Stewardship means we are peace with the fact that I’m not someone else. I’m me and God lovingly has given me the skills and the job and the money I need for right now. God assigns everything in life. It’s really submission to God when we are content with our job, our income and all our material things.

Understanding that we just manage what God chooses to give us also sets the foundation of another key financial issue for a Christian:

2. Stewards give willingly

God asks for a “tithe” so we can express that He owns it all and that we trust Him to provide our needs (Malachi 3:10-11). Only when we come to grips with the fact that we are stewards, not owners, does giving come willingly.

I know of companies with Christian owners who tithe from their profits. If you or I worked in the business office of that company and were asked to write the tithing checks for the owner, it really wouldn’t bother us to do it. After all, it’s not our money. We are just doing what the boss asked us to do. Plus, it really doesn’t affect my paycheck anyhow. I know that the boss is also going to pay me.

If I really believe that God is the owner and I am a steward of my money, then that’s how I should feel about my giving also. He determines my flow of income and what I should be “paid.” I only have to be faithful to allocate it the way He wants. And if He wants a 10th or any other percentage, that’s not a problem. He’s the owner.

Giving God a percentage is the foundational way we express that we accept the fact that we stewards and He’s the owner. While we sacrifice emotionally – letting go of ownership – at the same time we enter a new emotional freedom called trust. We can rest knowing that God will supply the rest that we need.

Thinking like managers instead of owners also enables us to really enjoy what God gives us materially.

3. Stewards can enjoy blessings

God allows stewards to have many good things to enjoy. I don’t have to “bless” myself. Paul told wealthy Christians to not “put their hope in wealth, which is so uncertain, but to put their hope in God, who richly provides us with everything for our enjoyment.” (1 Timothy 6:17).

Frankly, almost everyone reading this is rich in this present world by global standards and by the standards of living Paul was acquainted with as he wrote. And it’s good to know that it is not wrong to enjoy what we have if we live as true stewards.

Sometimes we might think that if we do God’s will we are taking a vow of poverty. While living very frugally might be God’s will for some, God also gives each person different kinds of material blessings. Sometimes when my wife and I have been the tightest financially, God has blessed us with high quality bargains that upgraded something in our house or gave us a special vacation at almost no cost.

Thinking like stewards does not mean we give up good things. It means that we give up control. And a stewardship mindset does not mean that we don’t enjoy good things. It actually means that we enjoy things more.

Enjoyment does not have a price tag. Many who are more wealthy find it hard to enjoy what they have, because true enjoyment comes only from God (Ecclesiastes 2:24,25; 4:8). If we earn our money selfishly, we will spend it selfishly, and selfish people don’t enjoy much. Selfish people complain the most – whether they are digging ditches or staying at a posh resort. On the other hand, as we think and live as God’s stewards, and then God gives us extra blessings – extra money or possessions after being faithful and generous – we really can enjoy them!
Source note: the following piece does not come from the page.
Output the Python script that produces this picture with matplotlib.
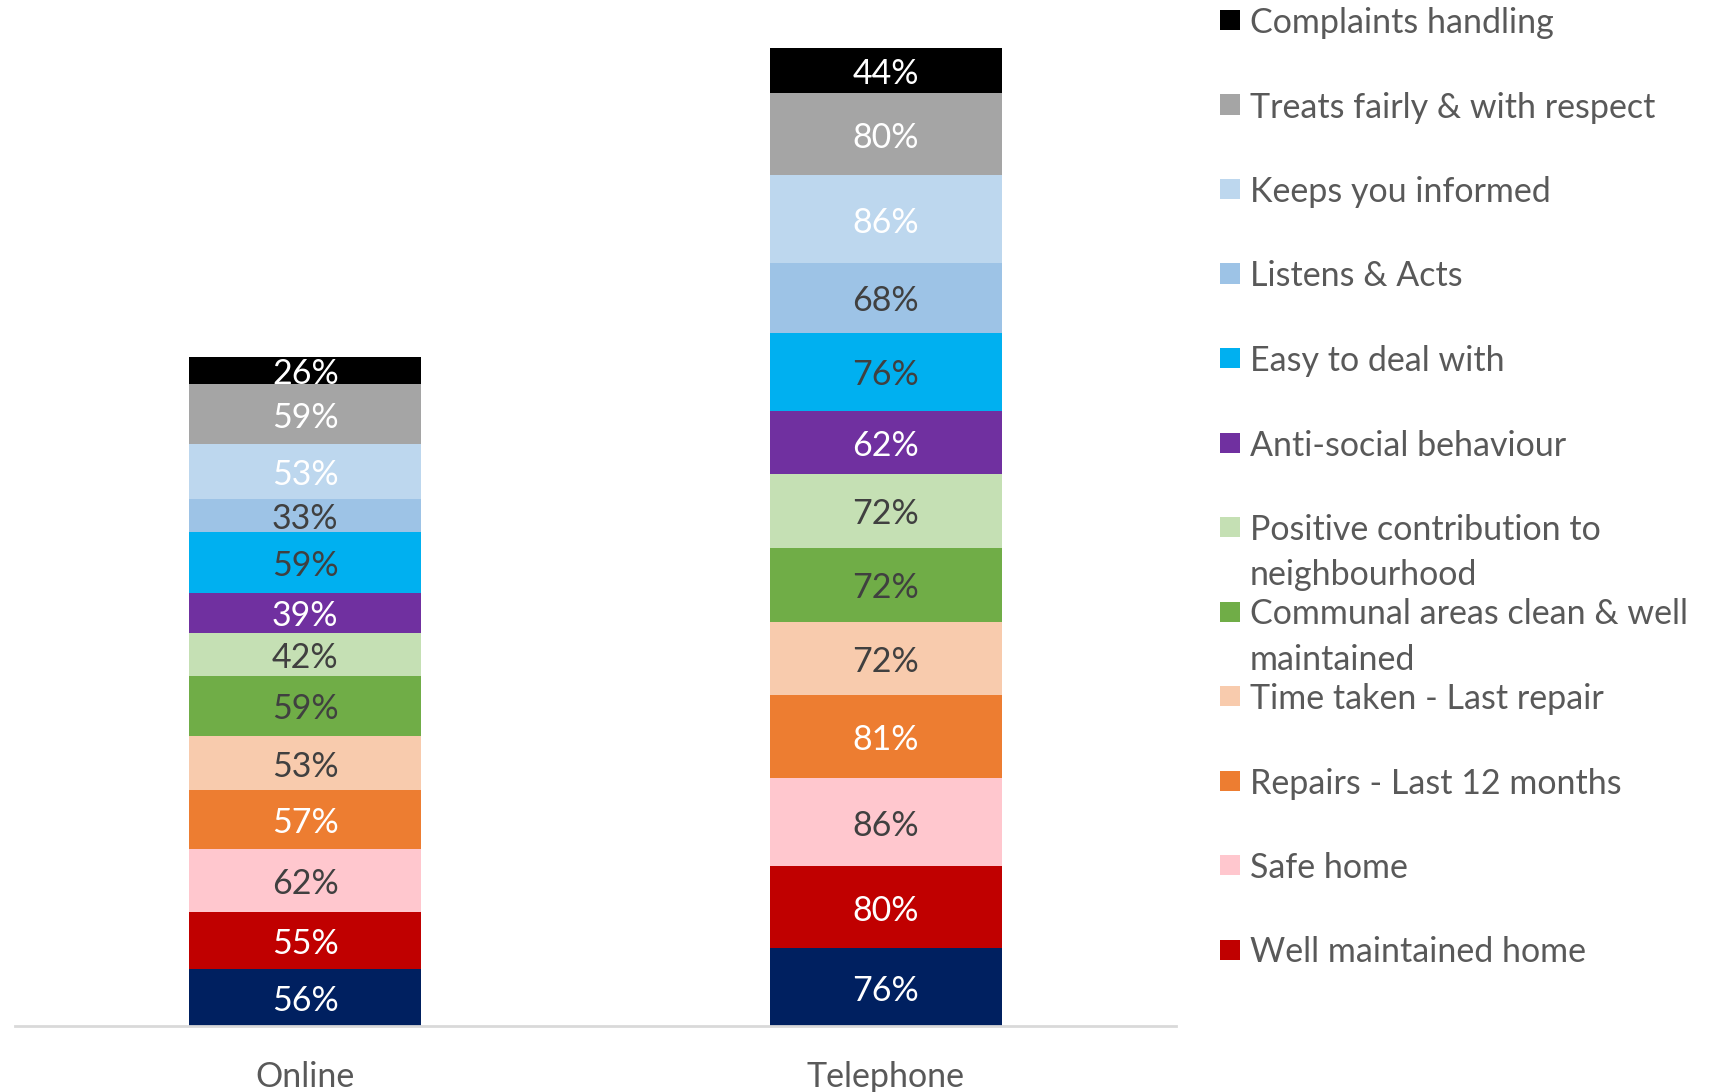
import matplotlib.pyplot as plt
from matplotlib.patches import Rectangle

# Satisfaction scores by survey channel, bottom of the stack first
channels = ["Online", "Telephone"]
measures = ["Well maintained home", "Safe home", "Repairs - Last 12 months",
            "Time taken - Last repair", "Communal areas clean & well\nmaintained",
            "Positive contribution to\nneighbourhood", "Anti-social behaviour",
            "Easy to deal with", "Listens & Acts", "Keeps you informed",
            "Treats fairly & with respect", "Complaints handling"]
online = [56, 55, 62, 57, 53, 59, 42, 39, 59, 33, 53, 59, 26]
telephone = [76, 80, 86, 81, 72, 72, 72, 62, 76, 68, 86, 80, 44]

# the first (navy) segment has no legend entry
colors = ["#002060", "#C00000", "#FFC7CE", "#ED7D31", "#F8CBAD", "#70AD47",
          "#C5E0B4", "#7030A0", "#00B0F0", "#9DC3E6", "#BDD7EE", "#A5A5A5", "#000000"]
label_colors = ["white", "white", "#404040", "white", "#404040", "#404040",
                "#404040", "white", "#404040", "#404040", "white", "white", "white"]

plt.rcParams['font.family'] = ['Lato', 'DejaVu Sans']
text_grey = "#595959"

fig = plt.figure(figsize=(17.27, 10.92), dpi=100)
ax = fig.add_axes([0.0087, 1 - 1026 / 1092, 0.6723, 1026 / 1092])

x = [0, 1]
bottoms = [0, 0]
for i in range(len(online)):
    vals = [online[i], telephone[i]]
    ax.bar(x, vals, width=0.4, bottom=bottoms, color=colors[i], linewidth=0)
    for j in range(2):
        ax.annotate(f"{vals[j]}%", (x[j], bottoms[j] + vals[j] / 2), xytext=(0, -2.5),
                    textcoords="offset points", ha="center", va="center",
                    fontsize=24.5, color=label_colors[i])
    bottoms = [bottoms[0] + vals[0], bottoms[1] + vals[1]]

ax.set_xlim(-0.5, 1.5)
ax.set_ylim(0, 1002)
ax.set_yticks([])
ax.set_xticks(x)
ax.set_xticklabels(channels, fontsize=24.5, color=text_grey)
ax.tick_params(axis="x", length=0, pad=25)
for side in ["top", "left", "right"]:
    ax.spines[side].set_visible(False)
ax.spines["bottom"].set_color("#D9D9D9")
ax.spines["bottom"].set_linewidth(2)

# legend drawn entry by entry, evenly spaced, top entry first
W, H = 1727, 1092
legend_order = list(reversed(range(1, 13)))
for k, i in enumerate(legend_order):
    yc = 20 + k * 84.5
    fig.add_artist(Rectangle((1220 / W, 1 - (yc + 10) / H), 20 / W, 20 / H,
                             transform=fig.transFigure, facecolor=colors[i], linewidth=0))
    lines = measures[i - 1].split("\n")
    for n, line in enumerate(lines):
        fig.text(1250 / W, 1 - (yc + 3 + n * 45) / H, line, ha="left", va="center",
                 fontsize=24.5, color=text_grey)

fig.savefig("out.png", dpi=100)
Stewards can truly enjoy God’s blessings because they know that God owns it all and controls it all. I simply get to enjoy it as I learn to manage it.

4. Stewards realize work is a gift

Stewards realize that God enables us to earn any money we have. We didn’t make ourselves so smart or good at what we do. Because we work so hard, it’s pretty natural to think that the money we earn is really ours. We know the training we went through, the hours we go in early, the little techniques we have developed to do a good job and be successful at what we do. We are probably very good at something we do in our jobs.
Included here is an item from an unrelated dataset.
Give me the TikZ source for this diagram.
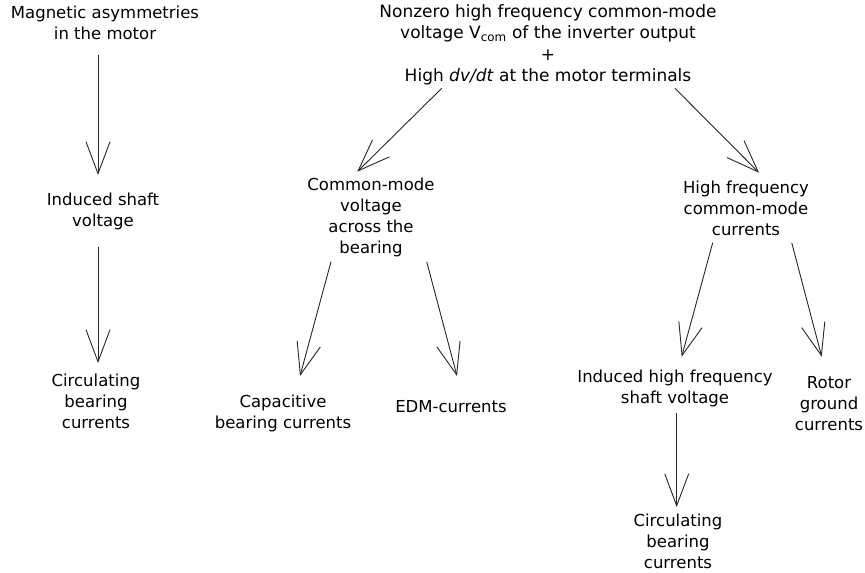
\documentclass[tikz,border=0pt]{standalone}
\usepackage{fontspec}
\setmainfont{DejaVu Sans}
\usetikzlibrary{arrows.meta,calc}
\begin{document}
\begin{tikzpicture}[x=1pt,y=-1pt,
  lbl/.style={align=center,inner sep=0pt,font=\fontsize{16.5}{21}\selectfont},
  arr/.style={draw=black!85,line width=0.9pt,-{Straight Barb[length=32pt,width=24pt,line width=0.9pt]}}]
\useasboundingbox (0,0) rectangle (865,573);
\node[lbl] (mag) at (105,23) {Magnetic asymmetries\\in the motor};
\node[lbl,font=\fontsize{17}{21.4}\selectfont] (top) at (548,45) {Nonzero high frequency common-mode\\voltage V\textsubscript{com} of the inverter output\\+\\High \textit{dv/dt} at the motor terminals};
\node[lbl] (isv) at (103,211) {Induced shaft\\voltage};
\node[lbl] (cbcl) at (96,401) {Circulating\\bearing\\currents};
\node[lbl] (cmv) at (371,217) {Common-mode\\voltage\\across the\\bearing};
\node[lbl] (hfc) at (746,208) {High frequency\\common-mode\\currents};
\node[lbl] (cap) at (283,413) {Capacitive\\bearing currents};
\node[lbl] (edm) at (451,407) {EDM-currents};
\node[lbl] (ihf) at (675,388) {Induced high frequency\\shaft voltage};
\node[lbl] (rgc) at (829,404) {Rotor\\ground\\currents};
\node[lbl] (cbcr) at (678,541) {Circulating\\bearing\\currents};
% connectors
\draw[arr] ($(mag)+(-7,32)$) -- ($(isv)+(-5,-36)$);
\draw[arr] ($(isv)+(-5,36)$) -- ($(cbcl)+(2,-38)$);
\draw[arr] ($(top)+(-106.3,43.3)$) -- ($(cmv)+(-13.7,-45.3)$);
\draw[arr] ($(top)+(127,43.3)$) -- ($(hfc)+(13,-35.3)$);
\draw[arr] ($(cmv)+(-40,44.7)$) -- ($(cap)+(17,-37)$);
\draw[arr] ($(cmv)+(55.7,44.7)$) -- ($(edm)+(6,-31)$);
\draw[arr] ($(hfc)+(-33.3,34.7)$) -- ($(ihf)+(6.7,-31.3)$);
\draw[arr] ($(hfc)+(45.7,34.7)$) -- ($(rgc)+(-7.3,-47.3)$);
\draw[arr] ($(ihf)+(1.7,25.3)$) -- ($(cbcr)+(-1.3,-34)$);
\end{tikzpicture}
\end{document}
So when our paycheck is in our hand we don’t go away feeling guilty. We earned it! We put up with a lot and got the job done right. Thank me very much!

So it’s a little hard to swallow the thought that it all belongs to God! This self-righteous thought was anticipated by God in Deuteronomy 8:17-18. “You may say to yourself, "My power and the strength of my hands have produced this wealth for me." {18} But remember the LORD your God, for it is he who gives you the ability to produce wealth, and so confirms his covenant, which he swore to your forefathers, as it is today."

Stewardship means really seeing our job as God’s gift. If we have the ability to run a punch press, run a corporation, write ad copy or greet customers at Walmart, it’s all possible only because God enabled us to do it.

Relax, it’s not really yours

Evangelist and pastor Greg Laurie tells the story about an older lady who was determined to be prepared if someday she felt threatened. Then one day she finished shopping and returned to her car. She found four men inside the car. She dropped her shopping bags, drew her handgun, and screamed, "I have a gun, and I know how to use it! Get out of the car." The men got out and ran like crazy.

Somewhat shaken, she loaded her bags and got in the car. But she could not get her key into the ignition. Then it dawned on her: her similar car was parked four or five spaces away! So she did what she had to do. She loaded her bags into her own car and drove to the police station to turn herself in. The desk sergeant nearly fell off his chair laughing. He pointed to the other end of the counter, where four men were reporting a carjacking by an old woman with thick glasses and curly white hair, less than five feet tall, and carrying a large handgun. No charges were filed.

You see, she thought it was her car, but it really belonged to someone else.

Sometimes we get all bent out of shape trying to keep and defend what we think is ours. People ruin their lives over financial rights, inheritance squabbles, and suing people they think cheated them. But God is calling us to think different – to be stewards – to just faithfully manage what God gives us.